Clark, David. __“88 Constellations for Wittgenstein (To Be Played with Left Hand).”__ __Electronic Literature Collections. Volume Two__, February 2011. College Park, Maryland: Electronic Literature Organization. ISSN: 1932-2011

“88 Constellations for Wittgenstein (To be Played with Left Hand)” is a collection of vignettes that utilize animation, audio, music, text, and interactive features to form a loose collage centered on the life and work of Austrian philosopher Ludwig Wittgenstein. Organized as a constellation map with linked stars, both the structure and the vignettes themselves speak to associative, nonlinear thinking and the issues of representation, language, and thought that characterized Wittgenstein’s philosophy.

Textual Features
  • The narration largely takes the place of text, which in turn is used as more of a design feature.
  • The tone of this narration varies from informative (as in 87, “$”), to more abstractly poetic (as in 9, “Paul Wittgenstein”).
  • The repeated graphics and symbols almost become a secondary kind of text that have accreted the associations Clark has used to connect them.
  • The mutability/ambiguity of the text itself is directly commented upon. (In 18, “Cassiopeia,” the same symbol may be a W for Wittgenstein, an M for Malcolm, a chair, a crown, a vain woman, or a coincidental grouping of stars.)

Media Features
  • Clear and extensive navigational tools: constellation map, stars in constellation, sitemap, instructions, etc.
  • Interaction with keys on the left-and side changes elements in certain vignettes (15, "Rabbit/Duck")
  • Narration, music, and sound effects are featured in most mini-films
  • Some ‘stars’ within constellations have there own internal links (87, "$")
  • Images are primarily in grayscale, though some color is strategically used
  • Original photos and vintage-style graphics are combined with a modern aesthetic

Reading Experience
Readers can choose any mixture of the three possible paths or strategies of navigation Clark gives to them: the larger star map, individual constellation maps, or the numbered sitemap. Each path provides a slightly different experience—using the star map has more of a feeling of random discovery; the constellation maps provide a grouping of associations and connections; and the sitemap gives way to a more linear reading experience. Regardless of the navigation method, however, as the reader progresses repetitions of themes, text, images, and ideas creates a sense of multilayered collage.
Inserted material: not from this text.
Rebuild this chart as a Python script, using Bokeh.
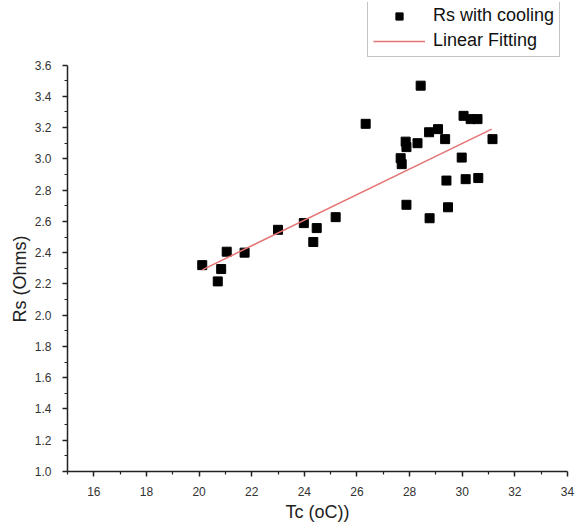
from bokeh.plotting import figure
from bokeh.models import (Range1d, Legend, LegendItem, FixedTicker,
                          PrintfTickFormatter, ColumnDataSource, Title)
from bokeh.embed import file_html
from bokeh.resources import INLINE

# ---- data ----
tc = [20.12, 20.84, 20.71, 21.05, 21.73, 23.00, 23.98, 24.47, 24.34, 25.19,
      26.33, 28.42, 27.85, 27.88, 28.30, 27.66, 27.70, 28.74, 29.08, 29.35,
      30.05, 30.32, 30.58, 31.15, 29.98, 29.40, 30.13, 30.61, 27.88, 28.76,
      29.46]
rs = [2.32, 2.295, 2.216, 2.406, 2.40, 2.546, 2.589, 2.557, 2.468, 2.627,
      3.224, 3.468, 3.11, 3.075, 3.10, 3.004, 2.966, 3.17, 3.19, 3.126,
      3.275, 3.254, 3.254, 3.126, 3.008, 2.861, 2.87, 2.877, 2.706, 2.62,
      2.69]
fit_x = [20.12, 31.12]
fit_y = [2.29, 3.19]

x_ticks = [16, 18, 20, 22, 24, 26, 28, 30, 32, 34]
y_ticks = [1.0, 1.2, 1.4, 1.6, 1.8, 2.0, 2.2, 2.4, 2.6, 2.8, 3.0, 3.2, 3.4, 3.6]
x_label = "Tc (oC))"
y_label = "Rs (Ohms)"
series_labels = ["Rs with cooling", "Linear Fitting"]

FONT = "Liberation Sans"

# frame extends above 3.6 so the legend can sit there; the y axis stops at 3.6
p = figure(width=578, height=524,
           x_range=Range1d(15, 34), y_range=Range1d(1.0, 4.0),
           output_backend="svg", toolbar_location=None,
           min_border_left=67, min_border_right=11,
           min_border_top=2, min_border_bottom=52)
p.grid.visible = False
p.outline_line_color = None
p.background_fill_color = "white"

src = ColumnDataSource(dict(x=tc, y=rs))
r1 = p.scatter("x", "y", source=src, marker="square", size=9,
               fill_color="black", line_color="black")
r2 = p.line(fit_x, fit_y, line_color="#e57373", line_width=1.5)

x_minor = [x_ticks[0] - 1] + [t + 1 for t in x_ticks[:-1]]
y_minor = [round(t + 0.1, 2) for t in y_ticks[:-1]]
p.xaxis.ticker = FixedTicker(ticks=x_ticks, minor_ticks=x_minor)
p.yaxis.ticker = FixedTicker(ticks=y_ticks, minor_ticks=y_minor)
p.yaxis.formatter = PrintfTickFormatter(format="%.1f")
p.yaxis.bounds = (y_ticks[0], y_ticks[-1])
p.xaxis.axis_label = x_label

for ax in (p.xaxis[0], p.yaxis[0]):
    ax.axis_line_color = "#222222"
    ax.axis_line_width = 1.5
    ax.major_tick_line_color = "#222222"
    ax.major_tick_line_width = 1.5
    ax.minor_tick_line_color = "#222222"
    ax.minor_tick_line_width = 1.2
    ax.major_tick_out = 5
    ax.major_tick_in = 0
    ax.minor_tick_out = 3
    ax.minor_tick_in = 0
    ax.major_label_text_font = FONT
    ax.major_label_text_font_size = "12px"
    ax.major_label_text_color = "#333333"
    ax.axis_label_text_font = FONT
    ax.axis_label_text_font_size = "18px"
    ax.axis_label_text_font_style = "normal"
    ax.axis_label_text_color = "#222222"
p.xaxis.major_label_standoff = 10
p.xaxis.axis_label_standoff = 3
p.yaxis.major_label_standoff = 11

# y-axis title as a side title, placed along the axis like the reference
ytitle = Title(text=y_label, align="left", offset=149, standoff=4,
               text_font=FONT, text_font_size="18px",
               text_font_style="normal", text_color="#222222")
p.add_layout(ytitle, "left")

legend = Legend(items=[LegendItem(label=series_labels[0], renderers=[r1]),
                       LegendItem(label=series_labels[1], renderers=[r2])],
                location=(300, 414))
legend.label_text_font = FONT
legend.label_text_font_size = "18px"
legend.label_text_color = "#111111"
legend.label_height = 18
legend.glyph_height = 18
legend.glyph_width = 52
legend.label_standoff = 8
legend.spacing = 4
legend.padding = 5
legend.margin = 0
legend.border_line_color = "#888888"
legend.border_line_width = 1.2
legend.background_fill_alpha = 1.0
p.add_layout(legend, "center")

open("out.html", "w").write(file_html(p, INLINE))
This piece stands as an elegant, well designed example of the content matching the form. Wittgenstein was concerned with language, representation, and the meanings we impose on language and the world around us; though his early work stressed logic and linearity, he later recanted in favor of the position that meaning is created and associative. While in “From Game-Story to Cyberdrama” Janet Murray enlists Louis Borges’ notion of a pullulating moment to specifically describe the replay aspect (where a player can essentially re-do a moment in time) of some games, it may apply equally well to pieces such as “88 Constellations” in which a sprouting of connections and associations reveals a multiplicity of realities for a single moment—a universe of constellations of connections within a single idea or subject (7). Clark has organized this piece in such a way that meanings layer on top of each other, and as the reader works his or her way through the vignettes the familiarity of something as common as dollar sign becomes complicated with associations as varied as slave stakes, the pillars of Hercules, the twin towers, “Shave and a Haircut,” the mambo, 2001: A Space Odyssey, and Latin American ‘yo-mama’ insults.